山の中の小さな映画館に懐かしい昭和の歌が響いた。80歳の双子の演歌歌手「こまどり姉妹」が、初めて立った高知県安田町の大心劇場の舞台で熱唱した。
21日夜、東京など県内外から100人を超すファンが駆けつけた。澄んだ空に月が鮮やかな秋の夜に、姉妹は華やかな着物姿で登場した。
ヒット曲の「ソーラン渡り鳥」を始め、「浅草姉妹」、「三味線渡り鳥」など10曲を次々と歌い上げる。映画スターらのポスターで彩られた劇場は昭和の風情を増していく。

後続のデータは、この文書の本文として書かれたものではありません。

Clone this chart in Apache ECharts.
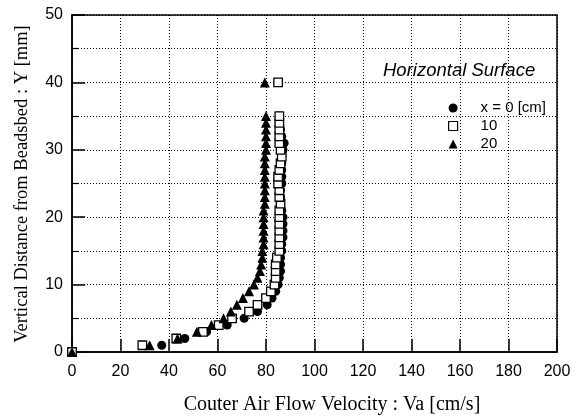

来年でデビュー60周年を迎える姉の長内栄子さんと妹の敏子さんのコンサートは、高松市のパブ劇場「狸(たぬき)ご殿(てん)」を経営する藤岡清春さんが企画した。「昭和の薫りがする映画館で姉妹に歌ってもらいたい」という思いが実現した。
東京都東久留米市から来た小峰和夫さん(65)は「80歳とは思えない歌声に力を感じた。来て本当によかった」と感激した様子だ。子どものころからファンという奈半利町の梅原治子さん(65)は「この劇場で姉妹の歌が聴けて涙が止まらないほどうれしいです。声に張りがありパワーをもらえました」。
歌い終わった姉妹は「ポスターも看板も昭和でいっぱい。こんなすてきな映画館で歌えてうれしいです」と喜んでいた。